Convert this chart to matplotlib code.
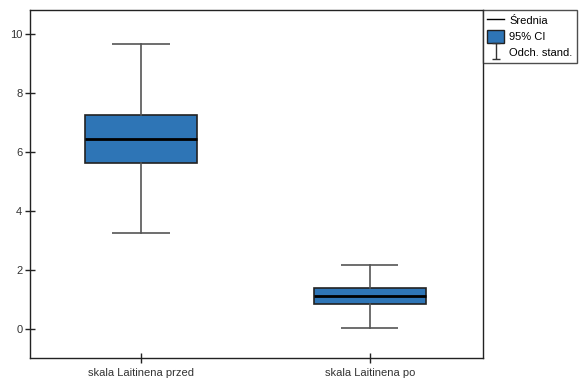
import matplotlib
matplotlib.use("Agg")
import matplotlib.pyplot as plt
from matplotlib.lines import Line2D
from matplotlib.patches import Patch
from matplotlib.path import Path

plt.rcParams['font.family'] = ['Liberation Sans', 'DejaVu Sans']
plt.rcParams['font.size'] = 8

# dane: srednia, 95% CI, srednia +/- odch. stand.
categories = ['skala Laitinena przed', 'skala Laitinena po']
means = [6.43, 1.09]
ci_low = [5.62, 0.83]
ci_high = [7.25, 1.36]
sd_low = [3.25, 0.02]
sd_high = [9.66, 2.16]

box_color = '#2E75B6'

fig = plt.figure(figsize=(5.79, 3.85), dpi=100)
ax = fig.add_axes([0.0518, 0.0701, 0.7824, 0.9039])

stats = []
for i, name in enumerate(categories):
    stats.append({
        'label': name,
        'med': means[i],
        'q1': ci_low[i],
        'q3': ci_high[i],
        'whislo': sd_low[i],
        'whishi': sd_high[i],
        'fliers': [],
    })

ax.bxp(stats, positions=[1, 2], widths=0.49, patch_artist=True,
       showfliers=False,
       boxprops=dict(facecolor=box_color, edgecolor='#222222', linewidth=1.2),
       medianprops=dict(color='black', linewidth=2),
       whiskerprops=dict(color='#555555', linewidth=1.2),
       capprops=dict(color='#555555', linewidth=1.2, solid_capstyle='butt'),
       capwidths=0.25)

ax.set_xlim(0.515, 2.495)
ax.set_ylim(-1.0, 10.8)
ax.set_yticks([0, 2, 4, 6, 8, 10])
ax.set_xticks([1, 2])
ax.set_xticklabels(categories)

for sp in ax.spines.values():
    sp.set_color('#222222')
    sp.set_linewidth(1.0)
ax.tick_params(axis='both', direction='inout', length=7, width=1,
               color='#222222', labelcolor='#333333')
ax.tick_params(axis='y', pad=2)
ax.tick_params(axis='x', pad=4)

# znacznik odchylenia standardowego w legendzie
sd_marker = Path([(-0.5, 1), (0.5, 1), (0, 1), (0, -1), (-0.5, -1), (0.5, -1)],
                 [Path.MOVETO, Path.LINETO, Path.MOVETO, Path.LINETO,
                  Path.MOVETO, Path.LINETO])
handles = [
    Line2D([], [], color='black', linewidth=1),
    Patch(facecolor=box_color, edgecolor='#222222'),
    Line2D([], [], color='#333333', linestyle='none', marker=sd_marker,
           markersize=12, markeredgewidth=1),
]
leg = ax.legend(handles, ['Średnia', '95% CI', 'Odch. stand.'],
                loc='upper left', bbox_to_anchor=(1.0, 1.0), borderaxespad=0,
                frameon=True, fancybox=False, handlelength=1.5,
                handleheight=1.3, handletextpad=0.45, labelspacing=0.35,
                borderpad=0.4, fontsize=8)
leg.get_frame().set_edgecolor('#222222')
leg.get_frame().set_linewidth(1.0)

fig.savefig('out.png', dpi=100)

########

**Requirements:**
Write out exactly the opening lines of the data, stopping after the line that holds "ax.tick_params(axis='x', pad=4)". Exclude pictures.

**Exercise answer:**
Convert this chart to matplotlib code.
import matplotlib
matplotlib.use("Agg")
import matplotlib.pyplot as plt
from matplotlib.lines import Line2D
from matplotlib.patches import Patch
from matplotlib.path import Path

plt.rcParams['font.family'] = ['Liberation Sans', 'DejaVu Sans']
plt.rcParams['font.size'] = 8

# dane: srednia, 95% CI, srednia +/- odch. stand.
categories = ['skala Laitinena przed', 'skala Laitinena po']
means = [6.43, 1.09]
ci_low = [5.62, 0.83]
ci_high = [7.25, 1.36]
sd_low = [3.25, 0.02]
sd_high = [9.66, 2.16]

box_color = '#2E75B6'

fig = plt.figure(figsize=(5.79, 3.85), dpi=100)
ax = fig.add_axes([0.0518, 0.0701, 0.7824, 0.9039])

stats = []
for i, name in enumerate(categories):
    stats.append({
        'label': name,
        'med': means[i],
        'q1': ci_low[i],
        'q3': ci_high[i],
        'whislo': sd_low[i],
        'whishi': sd_high[i],
        'fliers': [],
    })

ax.bxp(stats, positions=[1, 2], widths=0.49, patch_artist=True,
       showfliers=False,
       boxprops=dict(facecolor=box_color, edgecolor='#222222', linewidth=1.2),
       medianprops=dict(color='black', linewidth=2),
       whiskerprops=dict(color='#555555', linewidth=1.2),
       capprops=dict(color='#555555', linewidth=1.2, solid_capstyle='butt'),
       capwidths=0.25)

ax.set_xlim(0.515, 2.495)
ax.set_ylim(-1.0, 10.8)
ax.set_yticks([0, 2, 4, 6, 8, 10])
ax.set_xticks([1, 2])
ax.set_xticklabels(categories)

for sp in ax.spines.values():
    sp.set_color('#222222')
    sp.set_linewidth(1.0)
ax.tick_params(axis='both', direction='inout', length=7, width=1,
               color='#222222', labelcolor='#333333')
ax.tick_params(axis='y', pad=2)
ax.tick_params(axis='x', pad=4)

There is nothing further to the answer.